«Петербург»: фигура заговора

We use cookies. Read the Privacy and Cookie Policy

«Петербург»: фигура заговора

Тема заговора властно манит Белого. Чуткое ухо улавливает множество тонов, смыслов и смысловых сгущений, которые начинают жить своей жизнью в его текстах. Одним из неожиданных открытий автора (хотя и не без влияния Ницше) становится «заговор познания», или «заговор абстракции».

Атмосфера «неспроста»

Ключевым переживанием отца и сына Аблеуховых становится неожиданное осознание умышленности внешнего мира. Оно приходит к ним в облачении одних и тех же слов. Приходит как этап бредового озарения:

Нет, нет, нет!

Домик неспроста, как неспроста и все: все сместилось в нем, сорвалось; сам с себя он сорвался; и откуда-то (неизвестно откуда), где он не был еще никогда, он глядит! Вот и ноги – ничего себе ноги… Нет! Нет! Не ноги – совершенно мягкие незнакомые части тут праздно болтаются»[411].

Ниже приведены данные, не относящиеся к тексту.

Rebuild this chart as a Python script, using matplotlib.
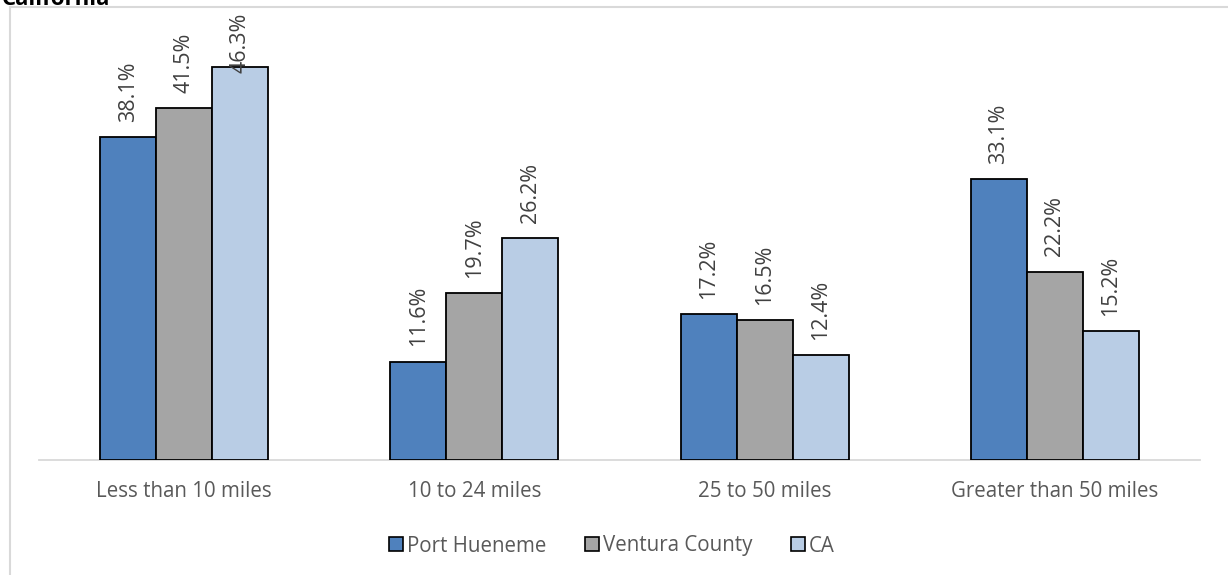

Понимание «неспроста» является вместе с новой позицией, которую занимает воспринимающий по отношению к предметам и себе самому: позицией неузнавания и недоверия. Все, что ни есть, более не равно себе, все сорвалось с мест и утратило прежние значения. Нечто подобное описывает Белый как начало творческого познания в своих теоретических работах. Прежде всего нужно избавиться от «всего примышленного»[412], от навязанной разумом связи понятий, или «коростов», которые «прилипли» к внешнему миру: «Мир, окружающий нас, не есть данность: мы читаем его сквозь условия чувственных и познавательных восприятий… мы должны отрешиться от взглядов: представление о материи, силе, числе, возможности, бытии, необходимости, истине и действительности – все должно быть отвергнуто. Это – формы понятий, привычка их смешивать с миром – огромна; категории мысли выгравировались во все восприятия мира вне нас, и этот мир, окружающий нас есть не мир, мир – вне связей, мир собственно – вне-материален, бессилен, вне-численен, беспричинен. ‹…› Чувственность не есть данность; чувственность нам дана в оформлениях категориальных понятий. ‹…› Остается нам понимать под первичною данностью хаос бессвязно-бунтующих волн…[413]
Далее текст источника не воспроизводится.